** start Exercise materials **

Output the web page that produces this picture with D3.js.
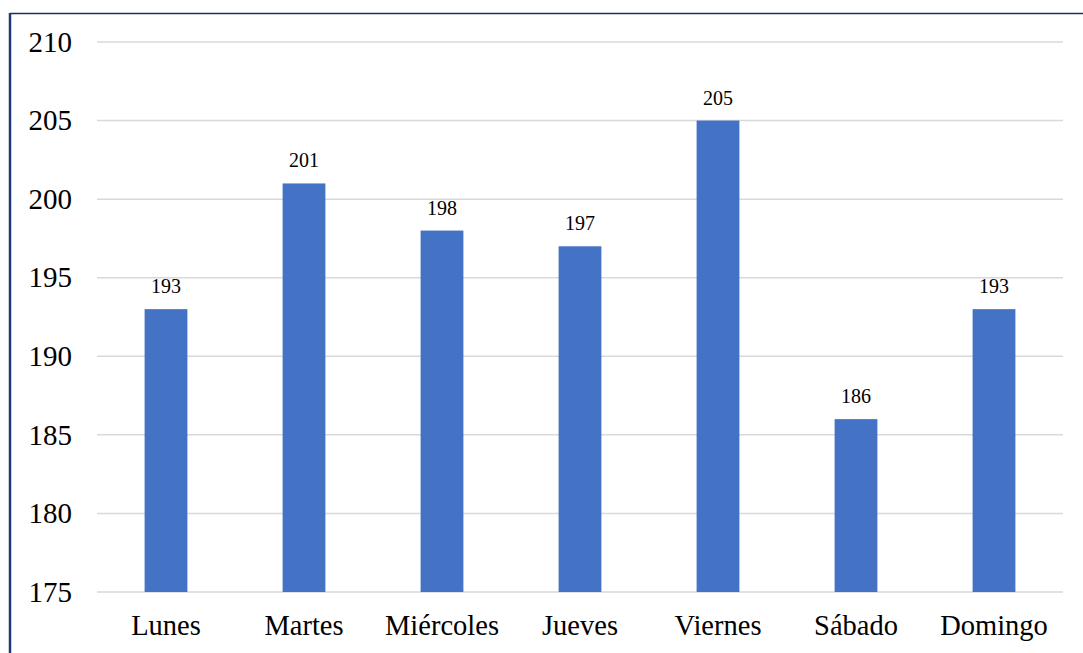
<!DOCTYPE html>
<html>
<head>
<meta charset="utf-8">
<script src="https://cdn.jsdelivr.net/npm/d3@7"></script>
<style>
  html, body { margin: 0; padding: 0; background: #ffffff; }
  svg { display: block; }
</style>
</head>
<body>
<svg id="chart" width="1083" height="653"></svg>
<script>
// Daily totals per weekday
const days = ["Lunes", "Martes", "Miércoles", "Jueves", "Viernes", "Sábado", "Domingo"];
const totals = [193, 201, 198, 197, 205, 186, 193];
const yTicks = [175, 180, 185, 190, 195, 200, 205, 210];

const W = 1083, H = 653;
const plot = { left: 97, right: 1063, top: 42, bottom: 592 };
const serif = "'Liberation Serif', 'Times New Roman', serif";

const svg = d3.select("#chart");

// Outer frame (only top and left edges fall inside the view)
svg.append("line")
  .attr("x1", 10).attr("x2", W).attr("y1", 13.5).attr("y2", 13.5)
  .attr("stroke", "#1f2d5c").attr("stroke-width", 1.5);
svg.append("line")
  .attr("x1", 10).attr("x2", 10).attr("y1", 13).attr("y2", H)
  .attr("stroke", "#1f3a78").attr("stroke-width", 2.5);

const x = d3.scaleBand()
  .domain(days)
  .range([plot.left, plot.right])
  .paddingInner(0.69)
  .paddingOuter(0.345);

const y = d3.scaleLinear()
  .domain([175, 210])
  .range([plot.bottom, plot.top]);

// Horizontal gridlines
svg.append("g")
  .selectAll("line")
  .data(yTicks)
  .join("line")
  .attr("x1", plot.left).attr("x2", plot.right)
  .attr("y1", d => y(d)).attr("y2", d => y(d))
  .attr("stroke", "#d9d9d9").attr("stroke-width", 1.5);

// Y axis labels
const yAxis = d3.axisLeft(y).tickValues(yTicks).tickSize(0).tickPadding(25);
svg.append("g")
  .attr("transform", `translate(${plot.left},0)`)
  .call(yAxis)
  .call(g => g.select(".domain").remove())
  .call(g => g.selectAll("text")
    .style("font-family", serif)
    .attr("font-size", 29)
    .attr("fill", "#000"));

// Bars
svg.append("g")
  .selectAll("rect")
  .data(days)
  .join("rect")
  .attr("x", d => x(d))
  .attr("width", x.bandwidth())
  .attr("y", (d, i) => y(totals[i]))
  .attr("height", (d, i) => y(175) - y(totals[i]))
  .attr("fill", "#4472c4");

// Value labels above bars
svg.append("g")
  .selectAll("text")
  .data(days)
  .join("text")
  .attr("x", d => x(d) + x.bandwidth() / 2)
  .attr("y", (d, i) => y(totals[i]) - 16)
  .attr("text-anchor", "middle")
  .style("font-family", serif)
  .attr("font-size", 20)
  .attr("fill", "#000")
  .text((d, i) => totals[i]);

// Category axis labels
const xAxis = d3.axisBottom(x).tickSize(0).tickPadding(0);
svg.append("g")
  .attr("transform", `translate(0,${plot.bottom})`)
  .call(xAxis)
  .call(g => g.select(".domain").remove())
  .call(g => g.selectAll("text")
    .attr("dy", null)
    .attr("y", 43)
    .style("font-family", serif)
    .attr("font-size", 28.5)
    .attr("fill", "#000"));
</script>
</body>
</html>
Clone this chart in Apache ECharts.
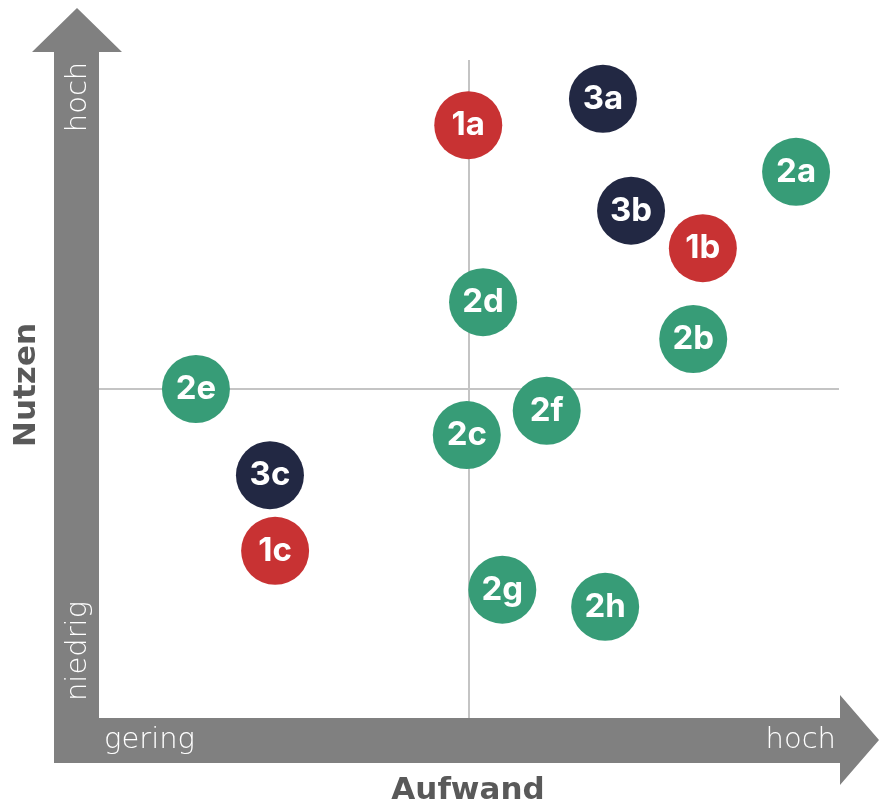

** end Exercise materials **

Ignore the images and quote every line of the listing exactly.

Output the web page that produces this picture with D3.js.
<!DOCTYPE html>
<html>
<head>
<meta charset="utf-8">
<script src="https://cdn.jsdelivr.net/npm/d3@7"></script>
<style>
  html, body { margin: 0; padding: 0; background: #ffffff; }
  svg { display: block; }
</style>
</head>
<body>
<svg id="chart" width="1083" height="653"></svg>
<script>
// Daily totals per weekday
const days = ["Lunes", "Martes", "Miércoles", "Jueves", "Viernes", "Sábado", "Domingo"];
const totals = [193, 201, 198, 197, 205, 186, 193];
const yTicks = [175, 180, 185, 190, 195, 200, 205, 210];

const W = 1083, H = 653;
const plot = { left: 97, right: 1063, top: 42, bottom: 592 };
const serif = "'Liberation Serif', 'Times New Roman', serif";

const svg = d3.select("#chart");

// Outer frame (only top and left edges fall inside the view)
svg.append("line")
  .attr("x1", 10).attr("x2", W).attr("y1", 13.5).attr("y2", 13.5)
  .attr("stroke", "#1f2d5c").attr("stroke-width", 1.5);
svg.append("line")
  .attr("x1", 10).attr("x2", 10).attr("y1", 13).attr("y2", H)
  .attr("stroke", "#1f3a78").attr("stroke-width", 2.5);

const x = d3.scaleBand()
  .domain(days)
  .range([plot.left, plot.right])
  .paddingInner(0.69)
  .paddingOuter(0.345);

const y = d3.scaleLinear()
  .domain([175, 210])
  .range([plot.bottom, plot.top]);

// Horizontal gridlines
svg.append("g")
  .selectAll("line")
  .data(yTicks)
  .join("line")
  .attr("x1", plot.left).attr("x2", plot.right)
  .attr("y1", d => y(d)).attr("y2", d => y(d))
  .attr("stroke", "#d9d9d9").attr("stroke-width", 1.5);

// Y axis labels
const yAxis = d3.axisLeft(y).tickValues(yTicks).tickSize(0).tickPadding(25);
svg.append("g")
  .attr("transform", `translate(${plot.left},0)`)
  .call(yAxis)
  .call(g => g.select(".domain").remove())
  .call(g => g.selectAll("text")
    .style("font-family", serif)
    .attr("font-size", 29)
    .attr("fill", "#000"));

// Bars
svg.append("g")
  .selectAll("rect")
  .data(days)
  .join("rect")
  .attr("x", d => x(d))
  .attr("width", x.bandwidth())
  .attr("y", (d, i) => y(totals[i]))
  .attr("height", (d, i) => y(175) - y(totals[i]))
  .attr("fill", "#4472c4");

// Value labels above bars
svg.append("g")
  .selectAll("text")
  .data(days)
  .join("text")
  .attr("x", d => x(d) + x.bandwidth() / 2)
  .attr("y", (d, i) => y(totals[i]) - 16)
  .attr("text-anchor", "middle")
  .style("font-family", serif)
  .attr("font-size", 20)
  .attr("fill", "#000")
  .text((d, i) => totals[i]);

// Category axis labels
const xAxis = d3.axisBottom(x).tickSize(0).tickPadding(0);
svg.append("g")
  .attr("transform", `translate(0,${plot.bottom})`)
  .call(xAxis)
  .call(g => g.select(".domain").remove())
  .call(g => g.selectAll("text")
    .attr("dy", null)
    .attr("y", 43)
    .style("font-family", serif)
    .attr("font-size", 28.5)
    .attr("fill", "#000"));
</script>
</body>
</html>
Clone this chart in Apache ECharts.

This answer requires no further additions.